Excerpted records
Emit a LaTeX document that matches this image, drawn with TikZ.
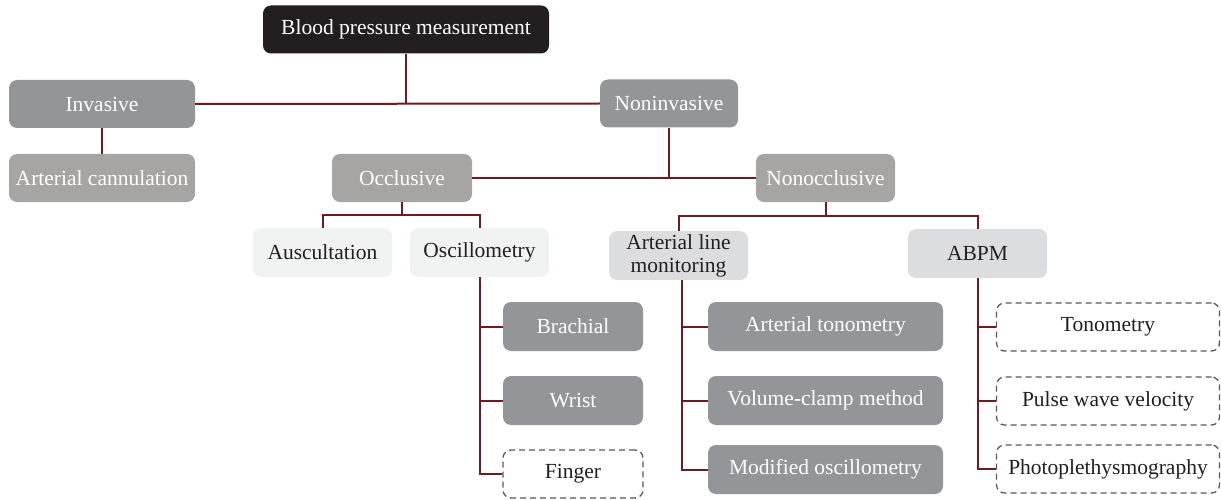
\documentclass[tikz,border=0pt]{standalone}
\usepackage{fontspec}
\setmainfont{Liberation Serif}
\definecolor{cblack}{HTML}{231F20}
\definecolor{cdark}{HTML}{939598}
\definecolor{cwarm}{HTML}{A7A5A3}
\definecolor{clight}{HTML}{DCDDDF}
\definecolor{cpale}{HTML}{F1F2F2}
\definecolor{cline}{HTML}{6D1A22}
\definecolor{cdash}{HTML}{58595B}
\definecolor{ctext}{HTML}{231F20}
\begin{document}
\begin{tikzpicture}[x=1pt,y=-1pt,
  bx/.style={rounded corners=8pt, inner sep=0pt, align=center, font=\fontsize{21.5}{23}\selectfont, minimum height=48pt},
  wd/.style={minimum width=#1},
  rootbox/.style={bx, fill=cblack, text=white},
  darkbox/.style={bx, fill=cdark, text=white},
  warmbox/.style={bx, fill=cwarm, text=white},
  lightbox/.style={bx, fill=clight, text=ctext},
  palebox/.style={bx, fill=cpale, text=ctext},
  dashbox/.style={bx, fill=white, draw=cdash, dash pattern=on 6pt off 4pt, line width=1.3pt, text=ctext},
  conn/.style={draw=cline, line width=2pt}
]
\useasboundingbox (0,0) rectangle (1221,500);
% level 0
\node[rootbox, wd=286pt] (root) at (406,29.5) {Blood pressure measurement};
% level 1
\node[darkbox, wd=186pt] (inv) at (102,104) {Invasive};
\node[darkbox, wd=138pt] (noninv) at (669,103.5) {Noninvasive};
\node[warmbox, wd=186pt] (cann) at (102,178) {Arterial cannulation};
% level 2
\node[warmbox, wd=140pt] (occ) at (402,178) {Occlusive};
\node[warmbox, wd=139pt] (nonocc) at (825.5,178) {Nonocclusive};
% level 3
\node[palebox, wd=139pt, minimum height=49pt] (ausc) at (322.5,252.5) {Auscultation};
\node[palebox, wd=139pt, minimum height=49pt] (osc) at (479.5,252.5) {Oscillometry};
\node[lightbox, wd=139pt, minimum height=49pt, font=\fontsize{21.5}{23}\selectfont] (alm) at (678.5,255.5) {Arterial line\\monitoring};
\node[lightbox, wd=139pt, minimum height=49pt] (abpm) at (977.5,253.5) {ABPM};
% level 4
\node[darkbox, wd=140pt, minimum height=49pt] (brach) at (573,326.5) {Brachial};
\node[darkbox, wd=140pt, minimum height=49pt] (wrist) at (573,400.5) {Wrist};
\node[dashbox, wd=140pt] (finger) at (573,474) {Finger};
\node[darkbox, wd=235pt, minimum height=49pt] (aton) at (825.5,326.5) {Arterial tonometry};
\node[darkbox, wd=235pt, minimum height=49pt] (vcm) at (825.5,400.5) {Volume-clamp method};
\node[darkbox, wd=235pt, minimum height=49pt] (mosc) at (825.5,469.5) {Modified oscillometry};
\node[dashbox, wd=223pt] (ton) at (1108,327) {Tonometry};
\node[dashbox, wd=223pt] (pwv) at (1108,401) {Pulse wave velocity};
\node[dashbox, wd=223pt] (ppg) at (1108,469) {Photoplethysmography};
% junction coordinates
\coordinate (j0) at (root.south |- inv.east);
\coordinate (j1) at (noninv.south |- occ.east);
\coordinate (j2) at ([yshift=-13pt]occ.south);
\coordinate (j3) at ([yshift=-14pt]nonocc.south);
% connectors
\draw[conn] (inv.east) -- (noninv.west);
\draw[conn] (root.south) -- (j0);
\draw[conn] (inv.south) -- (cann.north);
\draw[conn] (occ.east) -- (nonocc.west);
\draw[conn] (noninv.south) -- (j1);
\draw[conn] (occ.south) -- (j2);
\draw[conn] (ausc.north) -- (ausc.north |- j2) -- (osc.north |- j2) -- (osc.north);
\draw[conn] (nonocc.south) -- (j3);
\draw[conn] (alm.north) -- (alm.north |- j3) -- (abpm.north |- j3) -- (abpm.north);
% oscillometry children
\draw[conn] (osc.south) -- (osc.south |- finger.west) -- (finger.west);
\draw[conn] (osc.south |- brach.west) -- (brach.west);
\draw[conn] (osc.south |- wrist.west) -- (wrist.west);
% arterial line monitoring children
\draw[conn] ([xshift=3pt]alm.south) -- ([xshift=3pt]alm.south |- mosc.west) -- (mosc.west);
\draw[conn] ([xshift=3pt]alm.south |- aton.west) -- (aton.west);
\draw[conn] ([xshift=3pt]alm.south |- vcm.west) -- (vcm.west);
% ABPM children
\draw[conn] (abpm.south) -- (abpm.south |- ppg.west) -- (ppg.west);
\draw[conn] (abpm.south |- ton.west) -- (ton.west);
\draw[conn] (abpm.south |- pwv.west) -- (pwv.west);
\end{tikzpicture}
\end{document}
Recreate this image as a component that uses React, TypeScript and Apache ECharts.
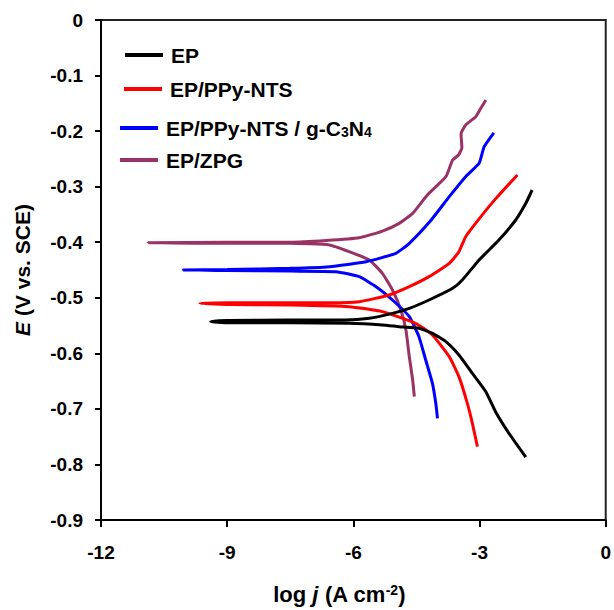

Instructions to follow
Copy the data character for character, but drop all pictures from the copy.

Exercise solution
Emit a LaTeX document that matches this image, drawn with TikZ.
\documentclass[tikz,border=0pt]{standalone}
\usepackage{fontspec}
\setmainfont{Liberation Serif}
\definecolor{cblack}{HTML}{231F20}
\definecolor{cdark}{HTML}{939598}
\definecolor{cwarm}{HTML}{A7A5A3}
\definecolor{clight}{HTML}{DCDDDF}
\definecolor{cpale}{HTML}{F1F2F2}
\definecolor{cline}{HTML}{6D1A22}
\definecolor{cdash}{HTML}{58595B}
\definecolor{ctext}{HTML}{231F20}
\begin{document}
\begin{tikzpicture}[x=1pt,y=-1pt,
  bx/.style={rounded corners=8pt, inner sep=0pt, align=center, font=\fontsize{21.5}{23}\selectfont, minimum height=48pt},
  wd/.style={minimum width=#1},
  rootbox/.style={bx, fill=cblack, text=white},
  darkbox/.style={bx, fill=cdark, text=white},
  warmbox/.style={bx, fill=cwarm, text=white},
  lightbox/.style={bx, fill=clight, text=ctext},
  palebox/.style={bx, fill=cpale, text=ctext},
  dashbox/.style={bx, fill=white, draw=cdash, dash pattern=on 6pt off 4pt, line width=1.3pt, text=ctext},
  conn/.style={draw=cline, line width=2pt}
]
\useasboundingbox (0,0) rectangle (1221,500);
% level 0
\node[rootbox, wd=286pt] (root) at (406,29.5) {Blood pressure measurement};
% level 1
\node[darkbox, wd=186pt] (inv) at (102,104) {Invasive};
\node[darkbox, wd=138pt] (noninv) at (669,103.5) {Noninvasive};
\node[warmbox, wd=186pt] (cann) at (102,178) {Arterial cannulation};
% level 2
\node[warmbox, wd=140pt] (occ) at (402,178) {Occlusive};
\node[warmbox, wd=139pt] (nonocc) at (825.5,178) {Nonocclusive};
% level 3
\node[palebox, wd=139pt, minimum height=49pt] (ausc) at (322.5,252.5) {Auscultation};
\node[palebox, wd=139pt, minimum height=49pt] (osc) at (479.5,252.5) {Oscillometry};
\node[lightbox, wd=139pt, minimum height=49pt, font=\fontsize{21.5}{23}\selectfont] (alm) at (678.5,255.5) {Arterial line\\monitoring};
\node[lightbox, wd=139pt, minimum height=49pt] (abpm) at (977.5,253.5) {ABPM};
% level 4
\node[darkbox, wd=140pt, minimum height=49pt] (brach) at (573,326.5) {Brachial};
\node[darkbox, wd=140pt, minimum height=49pt] (wrist) at (573,400.5) {Wrist};
\node[dashbox, wd=140pt] (finger) at (573,474) {Finger};
\node[darkbox, wd=235pt, minimum height=49pt] (aton) at (825.5,326.5) {Arterial tonometry};
\node[darkbox, wd=235pt, minimum height=49pt] (vcm) at (825.5,400.5) {Volume-clamp method};
\node[darkbox, wd=235pt, minimum height=49pt] (mosc) at (825.5,469.5) {Modified oscillometry};
\node[dashbox, wd=223pt] (ton) at (1108,327) {Tonometry};
\node[dashbox, wd=223pt] (pwv) at (1108,401) {Pulse wave velocity};
\node[dashbox, wd=223pt] (ppg) at (1108,469) {Photoplethysmography};
% junction coordinates
\coordinate (j0) at (root.south |- inv.east);
\coordinate (j1) at (noninv.south |- occ.east);
\coordinate (j2) at ([yshift=-13pt]occ.south);
\coordinate (j3) at ([yshift=-14pt]nonocc.south);
% connectors
\draw[conn] (inv.east) -- (noninv.west);
\draw[conn] (root.south) -- (j0);
\draw[conn] (inv.south) -- (cann.north);
\draw[conn] (occ.east) -- (nonocc.west);
\draw[conn] (noninv.south) -- (j1);
\draw[conn] (occ.south) -- (j2);
\draw[conn] (ausc.north) -- (ausc.north |- j2) -- (osc.north |- j2) -- (osc.north);
\draw[conn] (nonocc.south) -- (j3);
\draw[conn] (alm.north) -- (alm.north |- j3) -- (abpm.north |- j3) -- (abpm.north);
% oscillometry children
\draw[conn] (osc.south) -- (osc.south |- finger.west) -- (finger.west);
\draw[conn] (osc.south |- brach.west) -- (brach.west);
\draw[conn] (osc.south |- wrist.west) -- (wrist.west);
% arterial line monitoring children
\draw[conn] ([xshift=3pt]alm.south) -- ([xshift=3pt]alm.south |- mosc.west) -- (mosc.west);
\draw[conn] ([xshift=3pt]alm.south |- aton.west) -- (aton.west);
\draw[conn] ([xshift=3pt]alm.south |- vcm.west) -- (vcm.west);
% ABPM children
\draw[conn] (abpm.south) -- (abpm.south |- ppg.west) -- (ppg.west);
\draw[conn] (abpm.south |- ton.west) -- (ton.west);
\draw[conn] (abpm.south |- pwv.west) -- (pwv.west);
\end{tikzpicture}
\end{document}
Recreate this image as a component that uses React, TypeScript and Apache ECharts.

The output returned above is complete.